FILTHY JOKES ...........part 2

Jewellery

A mother is in the kitchen making dinner for her family when her daughter walks in.

'Mother, where do babies come from?'

The mother thinks for a few seconds and says, 'Well dear, Mommy and Daddy fall in love and get married. One night they go into their bedroom, they kiss and hug and have sex.'

The daughter looks puzzled so the mother continues, 'That means the daddy puts his penis in the mommy’s vagina. That’s how you get a baby, honey.'

The child seems to comprehend.

'Oh, I see, but the other night when I came into your room you had daddy’s penis in your mouth.

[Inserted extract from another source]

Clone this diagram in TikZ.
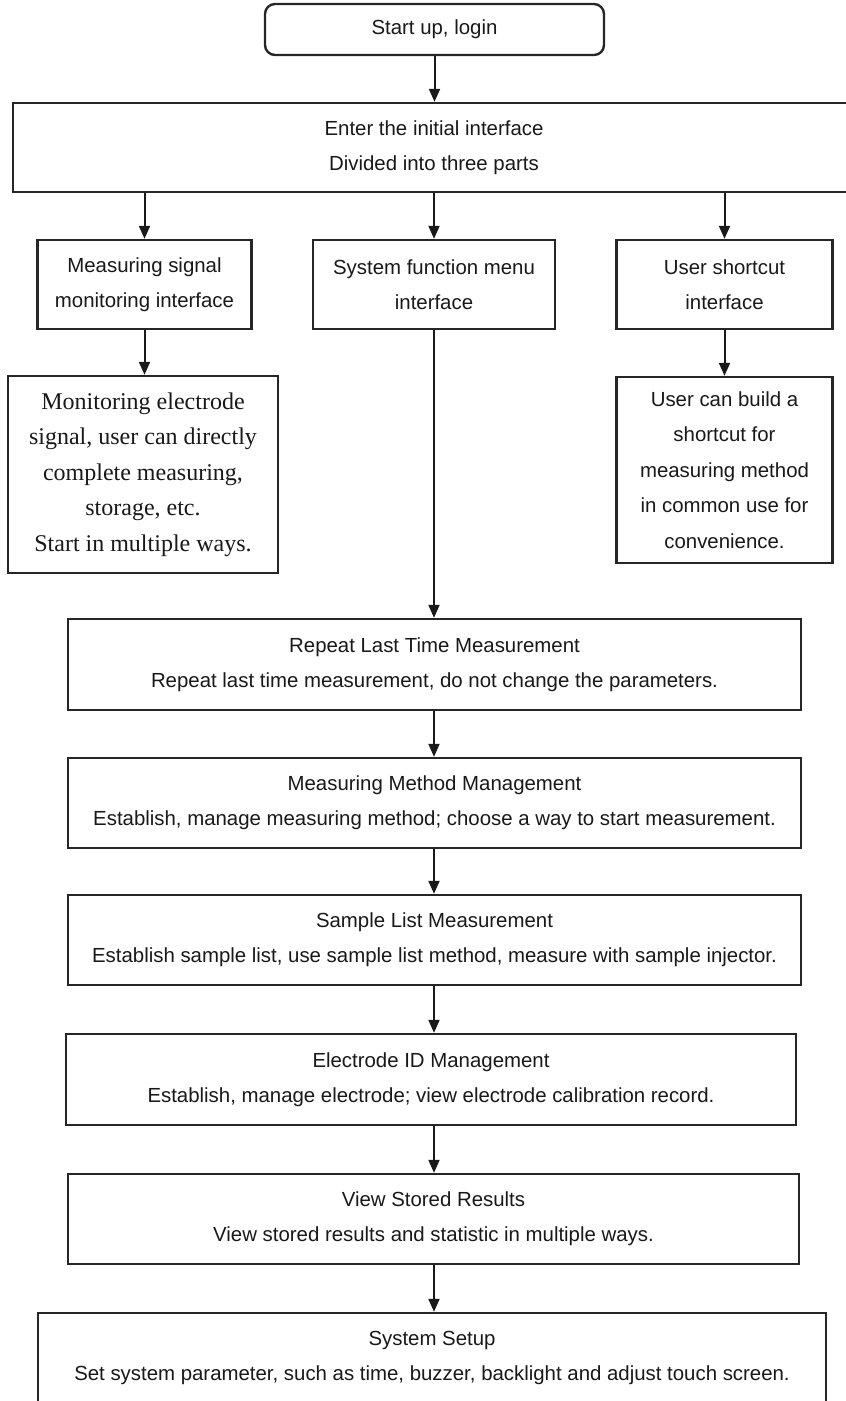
\documentclass[tikz,border=0pt]{standalone}
\usepackage{fontspec}
\setmainfont{Liberation Sans}
\newfontfamily\serifcustom{Liberation Serif}
\usetikzlibrary{arrows.meta}
\tikzset{
  box/.style={draw=black!85, line width=2.4pt, fill=white, align=center, inner sep=0pt,
    font=\fontsize{20.4}{35}\selectfont, text=black!90},
  serifbox/.style={box, font=\serifcustom\fontsize{24}{35.5}\selectfont},
  arr/.style={draw=black!90, line width=2pt, -{Triangle[length=13pt,width=11pt]}},
  plain/.style={draw=black!90, line width=2pt}
}
\begin{document}
\begin{tikzpicture}[x=1pt,y=-1pt]
\useasboundingbox (0,0) rectangle (846,1401);
\node[box, rounded corners=10pt, minimum width=339pt, minimum height=51pt] (start) at (434.5,29.5) {Start up, login};
\node[box, minimum width=842pt, minimum height=89pt] (enter) at (434,147.5) {Enter the initial interface\\Divided into three parts};
\node[box, minimum width=214pt, minimum height=89pt] (msm) at (144.5,284.5) {Measuring signal\\monitoring interface};
\node[box, minimum width=242pt, minimum height=89pt] (sfm) at (434,284.5) {System function menu\\interface};
\node[box, minimum width=216pt, minimum height=89pt] (usi) at (724.5,284.5) {User shortcut\\interface};
\node[serifbox, minimum width=270pt, minimum height=197pt] (mon) at (143,474.5) {Monitoring electrode\\signal, user can directly\\complete measuring,\\storage, etc.\\Start in multiple ways.};
\node[box, minimum width=216pt, minimum height=186pt, font=\fontsize{20.4}{35.5}\selectfont] (ubuild) at (724.5,470) {User can build a\\shortcut for\\measuring method\\in common use for\\convenience.};
\node[box, minimum width=733pt, minimum height=91pt] (rep) at (434.5,664.5) {Repeat Last Time Measurement\\Repeat last time measurement, do not change the parameters.};
\node[box, minimum width=733pt, minimum height=90pt] (meth) at (434.5,803) {Measuring Method Management\\Establish, manage measuring method; choose a way to start measurement.};
\node[box, minimum width=733pt, minimum height=90pt] (samp) at (434.5,940) {Sample List Measurement\\Establish sample list, use sample list method, measure with sample injector.};
\node[box, minimum width=730pt, minimum height=91pt] (elec) at (431,1079.5) {Electrode ID Management\\Establish, manage electrode; view electrode calibration record.};
\node[box, minimum width=731pt, minimum height=90pt] (view) at (433.5,1219) {View Stored Results\\View stored results and statistic in multiple ways.};
\node[box, minimum width=788pt, minimum height=90pt] (setup) at (432,1358) {System Setup\\Set system parameter, such as time, buzzer, backlight and adjust touch screen.};

\draw[arr] (start.south) -- (start.south |- enter.north);
\draw[arr] (enter.south -| msm.north) -- (msm.north);
\draw[arr] (enter.south -| sfm.north) -- (sfm.north);
\draw[arr] (enter.south -| usi.north) -- (usi.north);
\draw[arr] (msm.south) -- (msm.south |- mon.north);
\draw[arr] (usi.south) -- (usi.south |- ubuild.north);
\draw[arr] (sfm.south) -- (sfm.south |- rep.north);
\draw[arr] (rep.south -| sfm.south) -- (meth.north -| sfm.south);
\draw[arr] (meth.south -| sfm.south) -- (samp.north -| sfm.south);
\draw[arr] (samp.south -| sfm.south) -- (elec.north -| sfm.south);
\draw[arr] (elec.south -| sfm.south) -- (view.north -| sfm.south);
\draw[arr] (view.south -| sfm.south) -- (setup.north -| sfm.south);
\end{tikzpicture}
\end{document}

What do you get when you do that?'

'Jewelry, my dear. Jewelry.'




flask

An old woman goes into a sex shop and asks the assistant if she can have a look at an assortment of vibrators.

Despite a wide range of colours, shapes and sizes, none of them appeal to the old lady.

She looks up and says to the assistant, 'Can I have a look at that red one up there on the shelf?'

'No,' replies the shop assistant. 'That's my thermos flask.'
operation
After a long night of making love the young guy rolled over, was looking around when he noticed a framed picture of another man on a desk in the distance.

Naturally, the guy began to worry.

'Is this your husband?' he inquired nervously.

'No, silly,' she replied, snuggling up to him.

'Your boyfriend then?' he asked.

'No, not at all,' she said, nibbling away at his ear.

'Well, who is he then?' demanded the bewildered guy.

Calmly, the girl replied, 'That's me before the operation.'


classroom

One day when the teacher walked to the blackboard, she noticed someone had written the word 'PENIS' in tiny letters. She turned around and scanned the class looking for a guily face. Finding none, she quickly erased it and began class.

The next day, she went into the room, she noticed in large letters the word 'PENIS' again; this time written about halfway across the board. Again she looked around in vain for the culprit, so she proceeded with the day's lesson.

Every morning for about a week, she went into the classroom and found the same disgusting word written on the board, each day's larger than the previous one.

Finally one day, she walked in expecting to be greeted by the same word on the board but instead found the words: 'The more you rub it, the bigger it gets.'


waist


Q. Why is the space between a woman's breasts and her hips called a waist?

A. Because you could easily fit another pair of tits in there.